Measures included restricting forex access for certain items, capping international ATM withdrawals, and limiting naira card usage abroad.
Forex was allocated mainly for critical imports and travel allowances.
Despite these steps, reserves continued to fall, leading to a shift to a flexible exchange rate regime in June 2016.
This introduced new trading platforms, expanded forward contracts, and aimed to enhance exchange rate stability.
By then, the naira had significantly devalued across both interbank and BDC markets.
Therefore, this study examined the effect of foreign exchange management regimes on the value of shares traded ratio in Nigeria overthirtysix-year period, from 1986 to 2022.
The study adopt an ex-post factor research design, an autoregressive distributed lag model was the estimation techniques with an inference of 5% level of significance.
The findings reveal contrasting impacts of floating and fixed exchange rate regimes on stock market activity.
Under the floating regime, exchange rate and balance of payments have insignificant negative effects, while external reserves and inflation significantly reduce the value of shares traded.

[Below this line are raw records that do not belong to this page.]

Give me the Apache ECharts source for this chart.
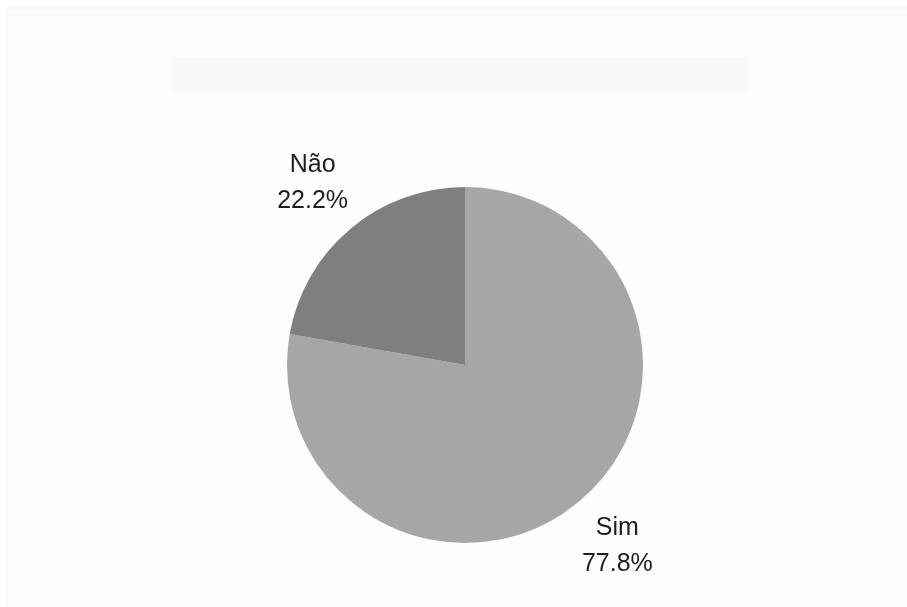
<!DOCTYPE html>
<html>
<head>
<meta charset="utf-8">
<script src="https://cdn.jsdelivr.net/npm/echarts@6/dist/echarts.min.js"></script>
<style>
  html, body { margin: 0; padding: 0; background: #ffffff; }
  #chart { width: 907px; height: 607px; }
</style>
</head>
<body>
<div id="chart"></div>
<script>
  // data
  const categories = ['Sim', 'Não'];
  const counts = [7, 2];
  const sliceColors = ['#a6a6a6', '#7f7f7f'];

  const pieData = categories.map((name, i) => ({
    name: name,
    value: counts[i],
    itemStyle: { color: sliceColors[i] }
  }));

  const chart = echarts.init(document.getElementById('chart'));

  const option = {
    backgroundColor: '#ffffff',
    animation: false,
    graphic: [
      // faint frame round the whole chart
      {
        type: 'rect',
        shape: { x: 7, y: 8, width: 910, height: 600 },
        style: { fill: '#fdfdfd', stroke: '#f0f0f0', lineWidth: 1 },
        z: -10
      },
      // empty title box
      {
        type: 'rect',
        shape: { x: 172, y: 57, width: 576, height: 35 },
        style: { fill: '#f9f9f9' },
        z: -9
      }
    ],
    series: [
      {
        type: 'pie',
        center: [465, 365],
        radius: [0, 178],
        startAngle: 90,
        clockwise: true,
        silent: true,
        label: { show: false },
        labelLine: { show: false },
        data: pieData
      },
      {
        // invisible ring that only carries the labels
        type: 'pie',
        center: [465, 365],
        radius: [178, 290],
        startAngle: 90,
        clockwise: true,
        silent: true,
        percentPrecision: 1,
        itemStyle: { color: 'rgba(0,0,0,0)' },
        label: {
          show: true,
          position: 'inside',
          formatter: '{b}\n{d}%',
          fontFamily: 'Liberation Sans',
          fontSize: 25,
          lineHeight: 36,
          color: '#1e1e1e',
          align: 'center'
        },
        labelLine: { show: false },
        data: categories.map((name, i) => ({
          name: name,
          value: counts[i],
          itemStyle: { color: 'rgba(0,0,0,0)' }
        }))
      }
    ]
  };

  chart.setOption(option);
</script>
</body>
</html>
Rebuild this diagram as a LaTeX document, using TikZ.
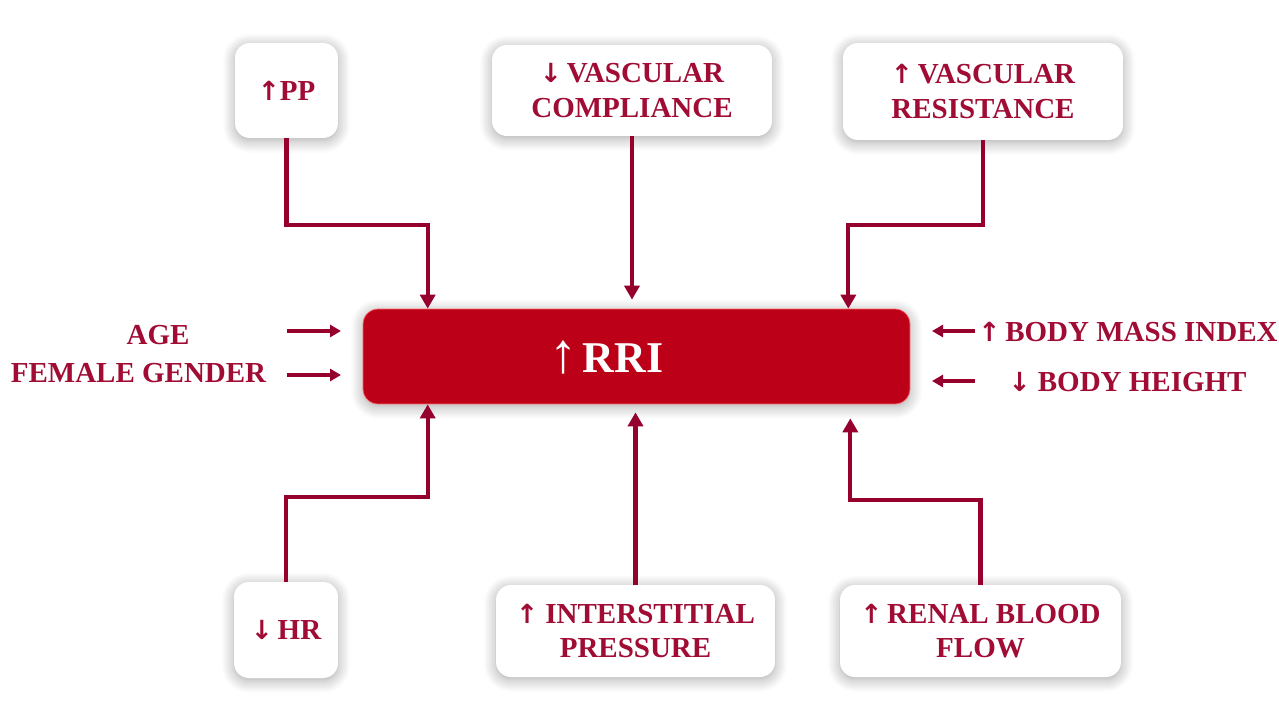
\documentclass[tikz,border=0pt]{standalone}
\usepackage{fontspec}
\setmainfont{Liberation Serif}
\newfontfamily\arrowfont{DejaVu Sans}
\usetikzlibrary{positioning,arrows.meta,shadows.blur}
\definecolor{rrired}{RGB}{188,0,24}
\definecolor{rritext}{RGB}{160,12,52}
\definecolor{rriline}{RGB}{150,0,45}
\newcommand\arrUp{{\arrowfont\bfseries\fontsize{15}{15}\selectfont ↑}}
\newcommand\arrDown{{\arrowfont\bfseries\fontsize{15}{15}\selectfont ↓}}

\begin{document}
\begin{tikzpicture}[x=0.02cm, y=-0.02cm, every node/.style={font=\fontsize{16.5}{19.5}\selectfont\bfseries}]
  \tikzset{
    factor/.style={fill=white, rounded corners=0.3cm, align=center, text=rritext,
      blur shadow={shadow blur steps=8, shadow xshift=0pt, shadow yshift=-1.5pt, shadow opacity=35, shadow blur radius=7pt}},
    sidetext/.style={text=rritext, align=center},
    link/.style={draw=rriline, line width=2.3pt, -{Triangle[width=0.3cm,length=0.28cm]}},
    sidelink/.style={draw=rriline, line width=1.8pt, -{Triangle[width=0.24cm,length=0.22cm]}}
  }
  \useasboundingbox (0,0) rectangle (1279,711);

  % Top row
  \node[factor, minimum width=2.06cm, minimum height=1.9cm]  (bPP)  at (286.5,90.5) {\arrUp PP};
  \node[factor, minimum width=5.6cm, minimum height=1.82cm]  (bComp) at (632,90.5) {\arrDown\,VASCULAR\\COMPLIANCE};
  \node[factor, minimum width=5.6cm, minimum height=1.94cm]  (bRes)  at (983,91.5) {\arrUp\,VASCULAR\\RESISTANCE};

  % Middle row
  \node[factor, fill=rrired, draw=red!60!white, thin, minimum width=10.94cm, minimum height=1.9cm] (bRRI) at (636.5,356.5) {};
  \node[text=white, anchor=center, xshift=-0.6cm, yshift=-0.02cm] (tRRI) at (bRRI.center)
       {{\fontsize{32}{32}\selectfont ↑}\,{\fontsize{25}{28}\selectfont RRI}};
  \node[sidetext] (tAge)    at (158,335) {AGE};
  \node[sidetext] (tGender) at (138.5,373) {FEMALE GENDER};
  \node[sidetext] (tBMI)    at (1128,332) {\arrUp\,BODY MASS INDEX};
  \node[sidetext] (tHeight) at (1127.5,382) {\arrDown\ BODY HEIGHT};

  % Bottom row
  \node[factor, minimum width=2.08cm, minimum height=1.92cm] (bHR)  at (286,630) {\arrDown\,HR};
  \node[factor, minimum width=5.58cm, minimum height=1.84cm] (bInt) at (635.5,631) {\arrUp\ INTERSTITIAL\\PRESSURE};
  \node[factor, minimum width=5.62cm, minimum height=1.84cm] (bRBF) at (980.5,631) {\arrUp\,RENAL BLOOD\\FLOW};

  % side arrow ends
  \coordinate (ageA)    at (287,331);  \coordinate (ageB)    at (341,331);
  \coordinate (genderA) at (287,375);  \coordinate (genderB) at (341,375);
  \coordinate (bmiA)    at (975,331);  \coordinate (bmiB)    at (932,331);
  \coordinate (heightA) at (975,381);  \coordinate (heightB) at (932,381);

  % Connectors
  \draw[link] (bPP.south) -- ++(0,87) -| ([xshift=1.3cm]bRRI.north west);
  \draw[link, shorten >=0.18cm] (bComp.south) -- (bComp.south |- bRRI.north);
  \draw[link] (bRes.south) -- ++(0,85) -| ([xshift=-1.24cm]bRRI.north east);
  \draw[link] (bHR.north) -- ++(0,-85) -| ([xshift=1.3cm]bRRI.south west);
  \draw[link, shorten >=0.16cm] (bInt.north) -- (bInt.north |- bRRI.south);
  \draw[link, shorten >=0.28cm] (bRBF.north) -- ++(0,-85) -| ([xshift=-1.2cm]bRRI.south east);

  \draw[sidelink] (ageA) -- (ageB);
  \draw[sidelink] (genderA) -- (genderB);
  \draw[sidelink] (bmiA) -- (bmiB);
  \draw[sidelink] (heightA) -- (heightB);
\end{tikzpicture}
\end{document}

Conversely, foreign direct investment (FDI) positively influences share trading, and foreign portfolio investment (FPI) shows a positive but insignificant effect.
In the fixed exchange regime, all key variables exchange rate, balance of payments, external reserves, and inflation exert strong negative effects on share trading, suggesting that currency rigidity, external imbalances, and inflationary pressures suppress market liquidity.
FDI has a limited positive effect, while FPI shows a significant negative impact, indicating that the fixed regime may deter foreign investment.
The results emphasize the need for a more flexible exchange rate approach and policy strategies that attract foreign investment while controlling inflation.
Recommendations include encouraging FDI and FPI under a floating regime, improving inflation control, and enhancing transparency in foreign exchange policies to boost market efficiency and investor confidence.